KALPATARA.ID– Wuku atau Pawukon merupakan sebuah perhitungan waktu yang sangat istimewa. Jika disejajarkan dengan penanggalan budaya perhitungan konsep waktu lainnya, hanya di Indonesia yang memiliki konsep Wuku atau Pawukon.
Saat ini, wuku digunakan di Penanggalan Jawa dan menjadi hal yang sangat diperhitungkan di Penanggalan Bali. Berbagai kegiatan keagamaan dan sosial di Bali menggunakan patokan waktu berlandaskan Wuku.
Tidak hanya berfungsi sebagai penanda waktu kegiatan, Wuku juga merupakan horoskop tradisional yang memiliki pengaruh pada kelahiran seseorang. Mereka yang lahir dengan dinaungi waktu Wuku tertentu, memiliki karakter dan proyeksi nasib yang telah dapat diperkirakan.
Dari laman Direktorat Kebudayaan RI, dapat dikutip sebuah sumber yang menjelaskan hubungan antara wuku dengan perbintangan. Disarikan dari laman tersebut, berdasarkan Pustaka Raja Parwa, dasar penentuan Pawukon merujuk pada “Bintang Banyak Angrem” (Scorpio) yang disimbolkan Angsa, dan “Bintang Wedus Pedro” (Aries) yang disimbolkan Domba.
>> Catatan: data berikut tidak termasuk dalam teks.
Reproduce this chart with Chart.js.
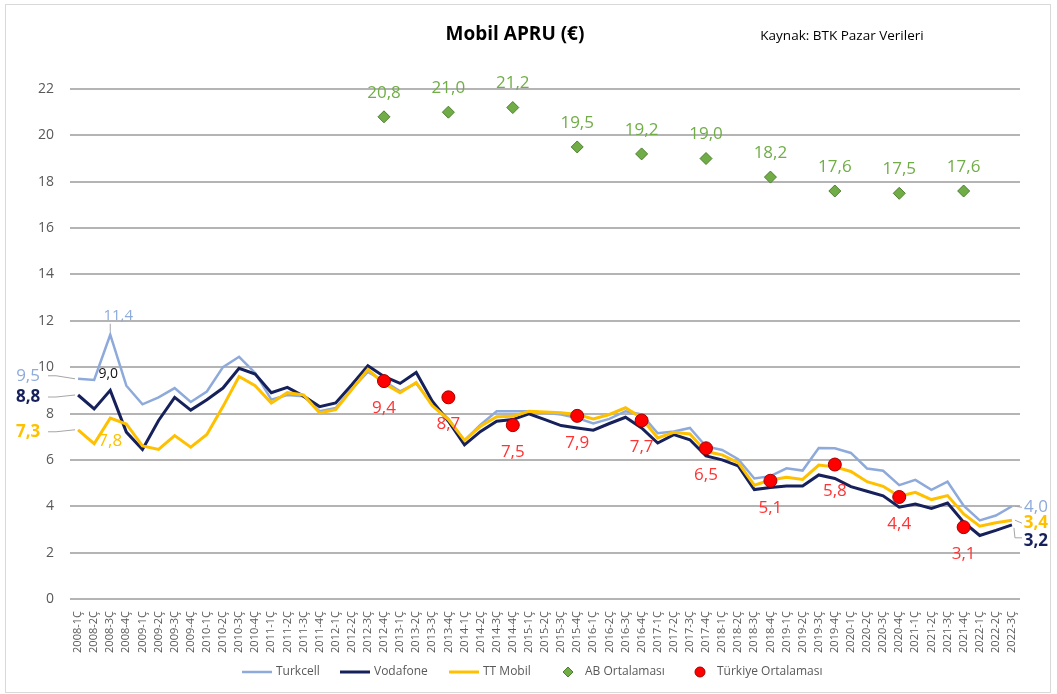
<!DOCTYPE html>
<html>
<head>
<meta charset="utf-8">
<script src="https://cdn.jsdelivr.net/npm/chart.js@4/dist/chart.umd.min.js"></script>
<style>
  html, body { margin: 0; padding: 0; background: #fff; }
  #wrap { width: 1057px; height: 694px; position: relative; }
</style>
</head>
<body>
<div id="wrap"><canvas id="chart" width="1057" height="694"></canvas></div>
<script>
const quarters = [
  '2008-1Ç','2008-2Ç','2008-3Ç','2008-4Ç','2009-1Ç','2009-2Ç','2009-3Ç','2009-4Ç',
  '2010-1Ç','2010-2Ç','2010-3Ç','2010-4Ç','2011-1Ç','2011-2Ç','2011-3Ç','2011-4Ç',
  '2012-1Ç','2012-2Ç','2012-3Ç','2012-4Ç','2013-1Ç','2013-2Ç','2013-3Ç','2013-4Ç',
  '2014-1Ç','2014-2Ç','2014-3Ç','2014-4Ç','2015-1Ç','2015-2Ç','2015-3Ç','2015-4Ç',
  '2016-1Ç','2016-2Ç','2016-3Ç','2016-4Ç','2017-1Ç','2017-2Ç','2017-3Ç','2017-4Ç',
  '2018-1Ç','2018-2Ç','2018-3Ç','2018-4Ç','2019-1Ç','2019-2Ç','2019-3Ç','2019-4Ç',
  '2020-1Ç','2020-2Ç','2020-3Ç','2020-4Ç','2021-1Ç','2021-2Ç','2021-3Ç','2021-4Ç',
  '2022-1Ç','2022-2Ç','2022-3Ç'
];

const turkcell = [
  9.5, 9.45, 11.4, 9.2, 8.4, 8.7, 9.1, 8.5,
  8.95, 10.0, 10.45, 9.75, 8.6, 8.8, 8.75, 8.1,
  8.24, 9.06, 9.8, 9.4, 8.96, 9.3, 8.4, 7.77,
  6.84, 7.52, 8.1, 8.1, 8.1, 8.03, 7.96, 7.81,
  7.57, 7.77, 8.1, 7.96, 7.15, 7.23, 7.38, 6.58,
  6.43, 6.03, 5.2, 5.3, 5.64, 5.54, 6.51, 6.5,
  6.3, 5.63, 5.53, 4.91, 5.14, 4.71, 5.06, 4.03,
  3.39, 3.6, 4.0
];

const vodafone = [
  8.8, 8.2, 9.0, 7.2, 6.45, 7.7, 8.7, 8.15,
  8.6, 9.1, 9.95, 9.7, 8.9, 9.13, 8.75, 8.3,
  8.46, 9.24, 10.06, 9.6, 9.3, 9.77, 8.53, 7.67,
  6.65, 7.23, 7.67, 7.74, 7.99, 7.74, 7.48, 7.38,
  7.28, 7.57, 7.84, 7.38, 6.73, 7.09, 6.87, 6.17,
  6.0, 5.74, 4.72, 4.81, 4.87, 4.87, 5.35, 5.2,
  4.85, 4.65, 4.45, 3.96, 4.1, 3.91, 4.14, 3.31,
  2.74, 2.96, 3.2
];

const ttMobil = [
  7.3, 6.7, 7.8, 7.55, 6.6, 6.45, 7.05, 6.55,
  7.1, 8.3, 9.6, 9.2, 8.45, 8.9, 8.8, 8.03,
  8.17, 9.03, 9.9, 9.3, 8.9, 9.34, 8.34, 7.74,
  6.84, 7.45, 7.86, 7.88, 8.1, 8.07, 8.03, 7.96,
  7.77, 7.96, 8.25, 7.81, 6.95, 7.19, 7.12, 6.36,
  6.22, 5.88, 4.91, 5.13, 5.25, 5.16, 5.78, 5.7,
  5.5, 5.06, 4.86, 4.43, 4.6, 4.29, 4.46, 3.67,
  3.14, 3.29, 3.4
];

const avgQuarters = ['2012-4Ç','2013-4Ç','2014-4Ç','2015-4Ç','2016-4Ç','2017-4Ç','2018-4Ç','2019-4Ç','2020-4Ç','2021-4Ç'];
const abAvg = [20.8, 21.0, 21.2, 19.5, 19.2, 19.0, 18.2, 17.6, 17.5, 17.6];
const trAvg = [9.4, 8.7, 7.5, 7.9, 7.7, 6.5, 5.1, 5.8, 4.4, 3.1];

const yTicks = [0, 2, 4, 6, 8, 10, 12, 14, 16, 18, 20, 22];

const FONT = "'Open Sans', 'Noto Sans', sans-serif";
const fmt = v => v.toFixed(1).replace('.', ',');

// labels at the first, third and last point of each operator line
const endLabels = [
  { ds: 0, i: 0, dx: -50, dy: -3, size: 17, bold: false, color: '#8eaadb', lead: 'left' },
  { ds: 1, i: 0, dx: -50, dy: 2, size: 17, bold: true, color: '#16215b', lead: 'left' },
  { ds: 2, i: 0, dx: -50, dy: 2, size: 17, bold: true, color: '#ffc000', lead: 'left' },
  { ds: 0, i: 2, dx: 8, dy: -19, size: 15, bold: false, color: '#8eaadb', lead: 'up' },
  { ds: 1, i: 2, dx: -2, dy: -16, size: 14, bold: false, color: '#111' },
  { ds: 2, i: 2, dx: 0, dy: 23, size: 17, bold: false, color: '#ffc000' },
  { ds: 0, i: 58, dx: 24, dy: 1, size: 17, bold: false, color: '#8eaadb', lead: 'right' },
  { ds: 2, i: 58, dx: 24, dy: 3, size: 17, bold: true, color: '#ffc000', lead: 'right' },
  { ds: 1, i: 58, dx: 24, dy: 16, size: 17, bold: true, color: '#16215b', lead: 'bend' }
];

// legend: marker start x for each dataset, drawn at y 672
const legendX = [242, 340, 449, 563, 695];

const labelPlugin = {
  id: 'labels',
  beforeDraw(chart) {
    const ctx = chart.ctx;
    ctx.save();
    ctx.fillStyle = '#fff';
    ctx.fillRect(0, 0, chart.width, chart.height);
    ctx.strokeStyle = '#d9d9d9';
    ctx.lineWidth = 1;
    ctx.strokeRect(5.5, 4.5, 1045, 688);
    ctx.restore();
  },
  afterDatasetsDraw(chart) {
    const ctx = chart.ctx;
    ctx.save();
    ctx.textAlign = 'center';
    ctx.textBaseline = 'middle';

    // titles
    ctx.fillStyle = '#000';
    ctx.font = 'bold 19px ' + FONT;
    ctx.fillText('Mobil APRU (€)', 515, 35);
    ctx.font = '13.5px ' + FONT;
    ctx.fillText('Kaynak: BTK Pazar Verileri', 842, 36);

    // average markers
    const abMeta = chart.getDatasetMeta(3);
    ctx.font = '17px ' + FONT;
    ctx.fillStyle = '#70ad47';
    abMeta.data.forEach((p, k) => ctx.fillText(fmt(abAvg[k]), p.x, p.y - 24));
    const trMeta = chart.getDatasetMeta(4);
    ctx.fillStyle = '#ff3333';
    trMeta.data.forEach((p, k) => ctx.fillText(fmt(trAvg[k]), p.x, p.y + 27));

    // line end labels
    endLabels.forEach(l => {
      const p = chart.getDatasetMeta(l.ds).data[l.i];
      const v = chart.data.datasets[l.ds].data[l.i];
      const tx = p.x + l.dx, ty = p.y + l.dy;
      ctx.font = (l.bold ? 'bold ' : '') + l.size + 'px ' + FONT;
      ctx.fillStyle = l.color;
      ctx.fillText(fmt(v), tx, ty);
      if (l.lead) {
        ctx.strokeStyle = '#a6a6a6';
        ctx.lineWidth = 1;
        ctx.beginPath();
        if (l.lead === 'left') {
          ctx.moveTo(tx + 20, ty);
          ctx.lineTo(tx + 28, ty);
          ctx.lineTo(p.x - 3, p.y);
        } else if (l.lead === 'right') {
          ctx.moveTo(p.x + 3, p.y);
          ctx.lineTo(tx - 14, ty);
        } else if (l.lead === 'bend') {
          ctx.moveTo(p.x + 2, p.y + 3);
          ctx.lineTo(p.x + 3, ty - 3);
          ctx.lineTo(tx - 14, ty - 3);
        } else if (l.lead === 'up') {
          ctx.moveTo(p.x, ty + 8);
          ctx.lineTo(p.x, p.y - 3);
        }
        ctx.stroke();
      }
    });

    // legend
    const ly = 672;
    ctx.textAlign = 'left';
    ctx.font = '12px ' + FONT;
    chart.data.datasets.forEach((ds, k) => {
      const x = legendX[k];
      let tx;
      if (ds.showLine === false) {
        ctx.fillStyle = ds.backgroundColor;
        ctx.strokeStyle = ds.borderColor;
        ctx.lineWidth = 1;
        ctx.beginPath();
        if (ds.pointStyle === 'rectRot') {
          ctx.moveTo(x + 5, ly - 5);
          ctx.lineTo(x + 10, ly);
          ctx.lineTo(x + 5, ly + 5);
          ctx.lineTo(x, ly);
          ctx.closePath();
        } else {
          ctx.arc(x + 5, ly, 5, 0, Math.PI * 2);
        }
        ctx.fill();
        ctx.stroke();
        tx = x + 22;
      } else {
        ctx.strokeStyle = ds.borderColor;
        ctx.lineWidth = ds.borderWidth;
        ctx.beginPath();
        ctx.moveTo(x, ly);
        ctx.lineTo(x + 30, ly);
        ctx.stroke();
        tx = x + 34;
      }
      ctx.fillStyle = '#595959';
      ctx.fillText(ds.label, tx, ly);
    });
    ctx.restore();
  }
};

new Chart('chart', {
  type: 'line',
  data: {
    labels: quarters,
    datasets: [{
      label: 'Turkcell',
      data: turkcell,
      borderColor: '#8eaadb',
      backgroundColor: '#8eaadb',
      borderWidth: 2.5,
      pointRadius: 0,
      tension: 0,
      order: 4
    }, {
      label: 'Vodafone',
      data: vodafone,
      borderColor: '#16215b',
      backgroundColor: '#16215b',
      borderWidth: 3,
      pointRadius: 0,
      tension: 0,
      order: 3
    }, {
      label: 'TT Mobil',
      data: ttMobil,
      borderColor: '#ffc000',
      backgroundColor: '#ffc000',
      borderWidth: 3,
      pointRadius: 0,
      tension: 0,
      order: 2
    }, {
      label: 'AB Ortalaması',
      data: avgQuarters.map((q, k) => ({ x: q, y: abAvg[k] })),
      showLine: false,
      pointStyle: 'rectRot',
      pointRadius: 6,
      backgroundColor: '#70ad47',
      borderColor: '#4e7f2f',
      borderWidth: 1,
      order: 1
    }, {
      label: 'Türkiye Ortalaması',
      data: avgQuarters.map((q, k) => ({ x: q, y: trAvg[k] })),
      showLine: false,
      pointStyle: 'circle',
      pointRadius: 6.5,
      backgroundColor: '#ff0000',
      borderColor: '#a50000',
      borderWidth: 1,
      order: 0
    }]
  },
  options: {
    responsive: false,
    animation: false,
    layout: { padding: { top: 89, right: 37, bottom: 37, left: 0 } },
    plugins: {
      title: { display: false },
      tooltip: { enabled: false },
      legend: { display: false }
    },
    scales: {
      x: {
        offset: true,
        grid: { display: false },
        border: { display: false },
        ticks: {
          autoSkip: false,
          minRotation: 90,
          maxRotation: 90,
          padding: 4,
          color: '#595959',
          font: { size: 11, family: FONT }
        },
        afterFit: s => { s.height = 58; }
      },
      y: {
        min: 0,
        max: 22,
        afterBuildTicks: s => { s.ticks = yTicks.map(v => ({ value: v })); },
        grid: { color: '#b4b4b4', lineWidth: 2, drawTicks: false },
        border: { display: false },
        ticks: {
          padding: 16,
          color: '#595959',
          font: { size: 14, family: FONT }
        },
        afterFit: s => { s.width = 70; }
      }
    }
  },
  plugins: [labelPlugin]
});
</script>
</body>
</html>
Penyebutan dua konstelasi di dalam konteks Pawukon jika dihubungkan dengan khazanah konstelasi dunia, menjadi penanda penting dalam konsep waktu perubahan musim. Pada tahun 2000 SM, diketahui bahwa posisi equinox (matahari tepat di atas matahari) terjadi saat matahari di konstelasi antara Aries dan Taurus (Maret) dan di konstelasi antara Libra dan Scorpio (September).
Belum diketahui secara lebih pasti dan terbukti apakah penciptaan Pawukon terjadi di era tersebut dan merupakan penanda perubahan musim, seperti yang mengiringi terjadinya equinox.
Dalam satu siklus Penanggalan Pawukon terdiri dari 210 hari. Pada tulisan ini membahas Pawukon dengan perhitungan Jawa, sebagai berikut:
1. Satu siklus Pawukon terdiri dari 30 Wuku:
- Sinta
- Landep
- Wukir (Jawa)/Ukir (Bali)
- Kurantil
- Tolu
- Gumbreg
- Warigalit (Jawa)/Waruga (Bali)
- Wariagung (Jawa)/Warigadean (Bali)
- Julungwangi
- Sungsang
- Galungan (Jawa)/Dungulan (Bali)
- Kuningan
- Langkir
- Mondisio (Jawa)/Medangsia (Bali)
- Julung Pujut (Jawa)/Pujut (Bali)
- Pahang
- Kuruwelut (Jawa)/Krulut (Bali)
- Marakeh (Jawa)/Merakih (Bali)
- Tambir
- Medangkungan
- Maktal (Jawa)/Natal (Bali)
- Wuye (Jawa)/Uye (Bali)
- Menail
- Prangbakat
- Bala
- Wugu (Jawa)/Ugu (Bali)
- Wayang
- Klawu
- Dukut
- Watugunung
2. Setiap Wuku terdiri dari 7 hari
Satu wuku terdiri dari 7 hari dan selalu dimulai setiap hari Minggu, berakhir pada hari Sabtu. Secara mudah kita bisa meletakkan Wuku seperti Week (atau 1 minggu dalam bahasa Indonesia).
Maka, jika dijumlahkan, 7 hari x 30 Wuku. Maka satu siklus Pawukon terdiri dari 210 hari.
3. Wuku tidak mengandung angka
Meskipun merupakan satu siklus tersendiri, namun Wuku tidak mengandung angka. Dari ketigapuluh Wuku, tidak disebutkan sebagai angka 1 sampai 30, tetapi memiliki nama masing-masing. Asal usul nama Wuku memiliki beberapa versi kisah.
Salah satu versi kisahnya tentang Prabu Watugunung yang tertera di dalam Lontar Medang Kamulan, saat ini tersimpan di Bali. Versi yang lain terdapat di Pustaka Raja Purwa karya Ranggawarsita.
Demikian pula dari siklus ke siklus, Penanggalan Pawukon bukan seperti penanggalan yang memiliki angka yang menunjukkan jumlah siklus atau tahun. Penanggalan Pawukon terus bergulir.